Anggota DPR Minta Biaya Listrik Panas Bumi Dikurangi

Subsidi terkait panas bumi bukanlah ide yang menarik di tengah kondisi pandemi

Selasa , 09 Mar 2021, 03:38 WIB
Pekerja melakukan perawatan instalasi sumur Geothermal atau panas bumi PT Geo Dipa Energi di kawasan dataran tinggi Dieng Desa Kepakisan, Batur, Banjarnegara, Jawa Tengah, Rabu (19/8/2020). PT Penjaminan Infrastruktur Indonesia (Persero) dan PT Geo Dipa Energi (Persero) pada hari ini Rabu (19/8/2020) melakukan penandatanganan perjanjian dengan Asian Development Bank (ADB) untuk proyek Pembangunan PLTP (Pembangkit Listrik Tenaga Panas Bumi) Dieng Unit 2 dan PLTP Patuha Unit 2 masing masing berkapasitas 55 MW, sebagai salah satu wujud upaya penyediaan listrik melalui Energi Baru Terbarukan (EBT) panas bumi.
Foto: ANTARA/Anis Efizudin
Pekerja melakukan perawatan instalasi sumur Geothermal atau panas bumi PT Geo Dipa Energi di kawasan dataran tinggi Dieng Desa Kepakisan, Batur, Banjarnegara, Jawa Tengah, Rabu (19/8/2020). PT Penjaminan Infrastruktur Indonesia (Persero) dan PT Geo Dipa Energi (Persero) pada hari ini Rabu (19/8/2020) melakukan penandatanganan perjanjian dengan Asian Development Bank (ADB) untuk proyek Pembangunan PLTP (Pembangkit Listrik Tenaga Panas Bumi) Dieng Unit 2 dan PLTP Patuha Unit 2 masing masing berkapasitas 55 MW, sebagai salah satu wujud upaya penyediaan listrik melalui Energi Baru Terbarukan (EBT) panas bumi.
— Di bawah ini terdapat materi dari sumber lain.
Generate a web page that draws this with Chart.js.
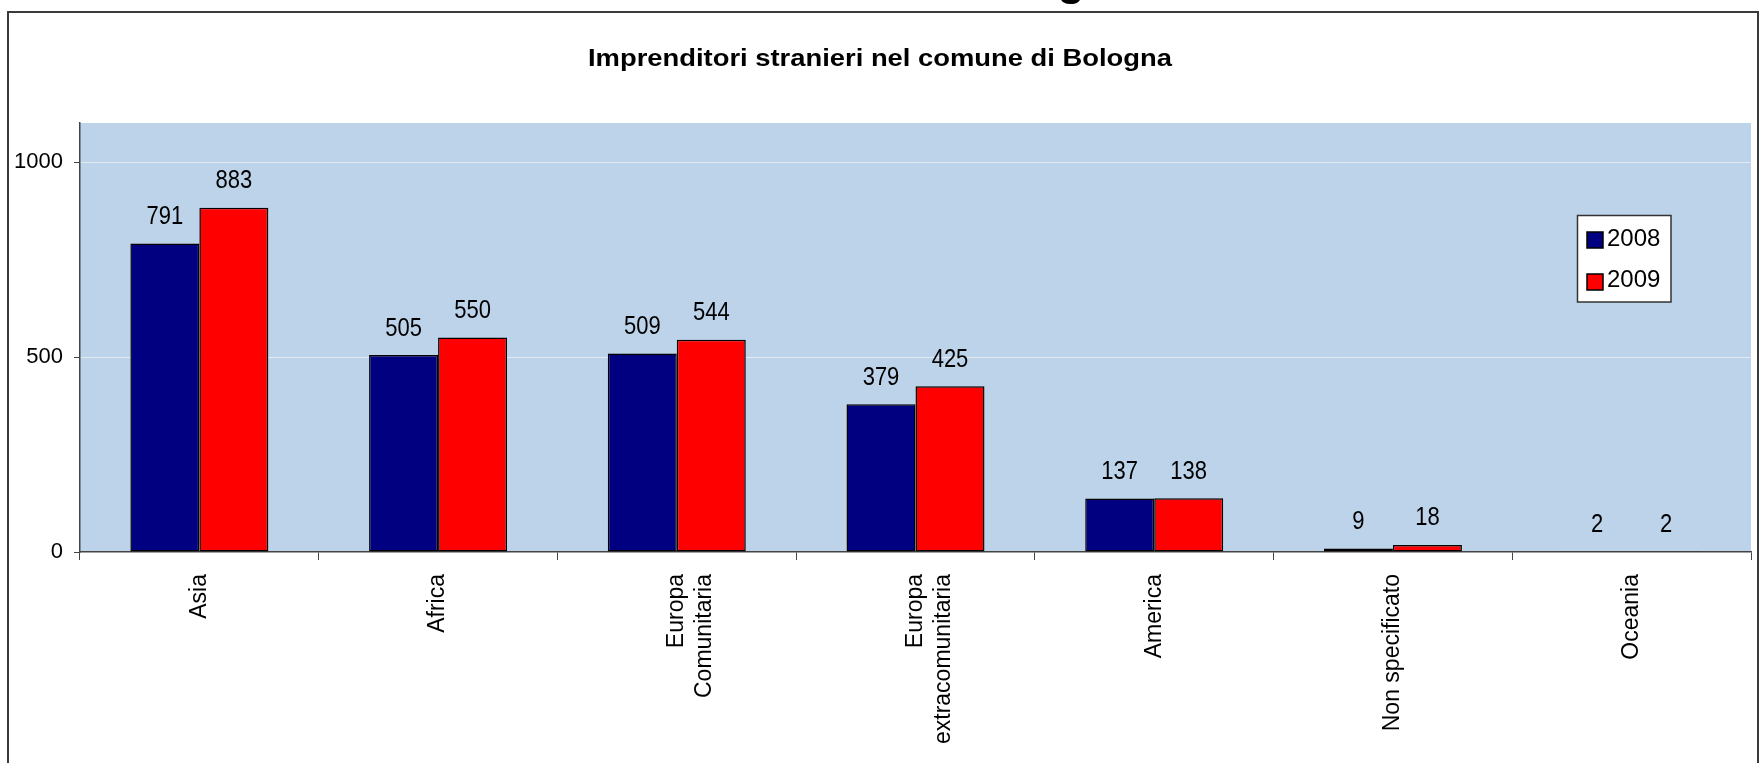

REPUBLIKA.CO.ID, JAKARTA -- Anggota Komisi VII DPR Mulyanto meminta pemerintah menurunkan biaya produksi listrik dari pembangkit panas bumi. Antara lain melalui efisiensi teknologi atau dukungan infrastruktur sehingga tidak mengandalkan subsidi APBN.

"Fraksi PKS menilai untuk menghilangkan hambatan keekonomian harga listrik dari sumber energi panas bumi (PLTP), yang masih di atas biaya pokok pembangkitan PLN, tidaklah serta-merta dilakukan dengan subsidi pemerintah atau memberikan dana kompensasi listrik atas selisih biaya tersebut," kata Mulyanto dalam rilis di Jakarta, Senin (8/3).

Baca Juga

Menurut dia, subsidi terkait panas bumi bukanlah ide yang menarik di tengah kondisi pandemi di mana kebijakan fiskal difokuskan untuk membeli vaksin dan biaya kesehatan masyarakat. Ia berpendapat bahwa menghilangkan hambatan keekonomian harga listrik dari sumber energi panas bumi sangat penting agar harga keekonomian listrik dari panas bumi kompetitif dibanding listrik sumber energi lain.

Mulyanto menambahkan dengan kondisi fiskal sekarang ini, di mana defisit APBN lebih dari 5 persen PDB, kurang masuk akal kalau pemerintah harus dibebani dengan tambahan subsidi listrik panas bumi. "Solusi yang menarik justru datang dari pihak industri, yang berupaya menurunkan biaya capital expenditure seperti biaya infrastruktur jalan, terutama yang bersifat sosial, yang harus dibangun pengembang serta biaya eksplorasi yang berisiko tinggi," paparnya.